Il y a 70 ans, l’Exodus quittait le port de Sète

samedi 15 juillet 2017

Deux descendants et un ancien passager de l’Exodus ont témoigné dimanche 9 juillet avec émotion à Sète (Hérault), 70 ans après le départ de ce navire, avec à son bord 4 554 juifs rescapés des camps nazis. Un épisode déterminant dans la création de l’État d’Israël.

« L’embarquement sur ce bateau, c’était comme monter sur le mont Sinaï », a rapporté Isthak Roman, fils d’un passager qui lui a raconté cette odyssée. La ville de Sète commémore dimanche 9 juillet les 70 ans du départ de l’Exodus pour la Palestine. « C’est la dernière fois qu’on a des survivants, dans dix ans ils auront disparu », explique Freddy Dran, coprésident du comité Exodus et représentant de la communauté juive de Sète.

JPEG - 86.4 ko Le nom hébreu de l’Exodus figure sur la coque (Yetzi’at Eiropa Tashaz).

Dans la nuit du 10 au 11 juillet 1947, un navire avec plus de 4 554 personnes à son bord, pour la plupart des rescapés des camps nazis, quittait le port de Sète, direction la Palestine, alors sous mandat britannique. Objectif : briser le blocus britannique empêchant l’immigration juive sur ce territoire arabe où les sionistes veulent obtenir la création d’un État juif.

Témoignages

Dans le plus grand secret

« Cet événement était clandestin, c’était la Haganah (NDLR : organisation militaire sioniste clandestine) qui était à la manœuvre, très peu de gens parmi la population sétoise étaient informés »

Parallèlement, des milliers de candidats à l’émigration vers la Palestine, surtout originaires d’Europe centrale, sont acheminés dans le plus grand secret vers le port de Sète à bord de 172 camions. Et tous veulent monter à bord de ce rafiot à fond plat, inadapté à la navigation en mer.

Rebaptisé « Exodus 47 »

Ils sont finalement 4 554 à embarquer à bord de ce qui est encore le président Warfield, prévu pour transporter 700 personnes. Le commandant Yossi Harel, après avoir attendu en vain un remorqueur, quitte le port dans la nuit. « Les conditions étaient terribles, nous n’avions pas de couchettes, nous étions sur le sol », a raconté un rescapé venu spécialement d’Israël pour participer à la commémoration.

Destination officielle : la Colombie. Mais en réalité, le navire se dirige lentement vers la "Terre promise". En pleine mer, le 16 juillet, le bateau est rebaptisé Exodus 47 en référence à l’exode biblique de Moïse, et arbore le drapeau marqué de l’étoile de David.

À 22 heures, le 17 juillet, un message est transmis aux passagers, en anglais et en français : « Ici la voix de la Résistance juive à bord de l’Exodus 47 en route vers la Terre promise.
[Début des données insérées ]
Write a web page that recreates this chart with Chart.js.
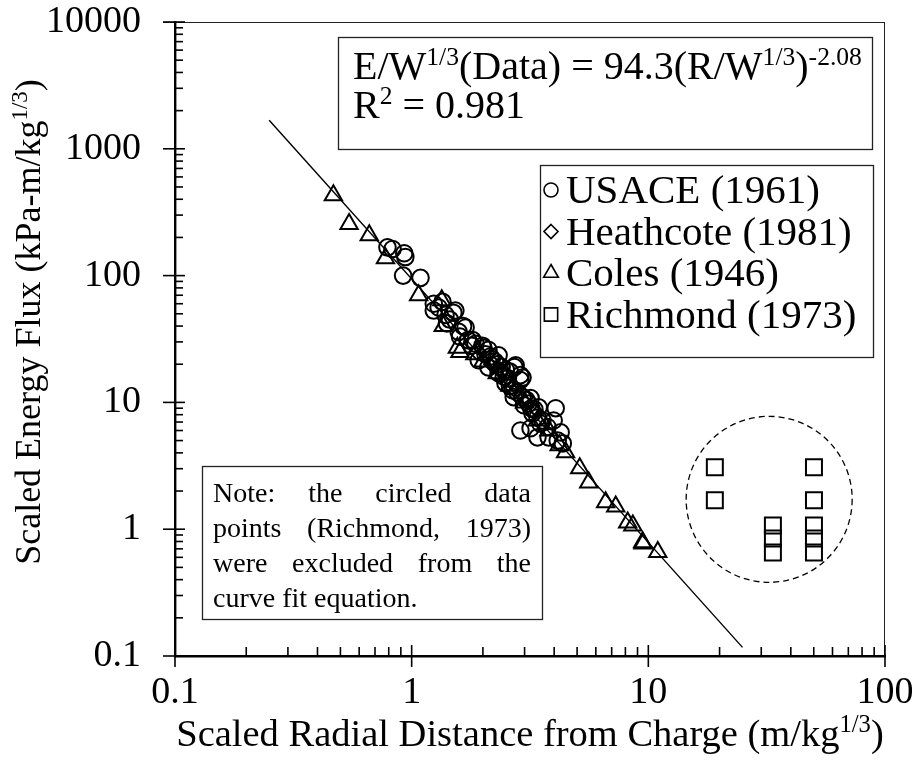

Sur ce navire de la Haganah, il y a 1 600 hommes, 1 282 femmes, 1 017 jeunes gens et 655 enfants. La flotte britannique a repéré le bateau : nous sommes encerclés par six bâtiments de guerre, à cent kilomètres des côtes du pays. (…) Rien n’empêchera le courant de l’immigration de grossir. Rien n’empêchera ces Juifs sans patrie de monter en Israël. »

Vers la création de l’État d’Israël

Londres, sous la pression des Arabes, tente en effet d’interdire le territoire aux immigrants juifs. Le 18 juillet, au large de la ville d’Haïfa, en Palestine, le bateau est arraisonné. Deux passagers et un membre d’équipage sont tués. Puis, arrivé dans le port de Haïfa, les passagers sont rudement transférés dans « des bateaux cages » direction Port-de-Bouc (Bouches-du-Rhône), où ils refusent de débarquer.

Face à cette révolte, le bateau part pour Hambourg, en Allemagne, où ces rescapés de l’Holocauste sont une nouvelle fois parqués dans des camps, dans la zone d’occupation contrôlée par les Britanniques, les 8 et 9 septembre 1947. Une forte émotion gagne le monde entier.

Cet épisode aura sur le vote de l’ONU en faveur du partage de la Palestine, en novembre 1947, qui aboutira en 1948 à la création d’Israël.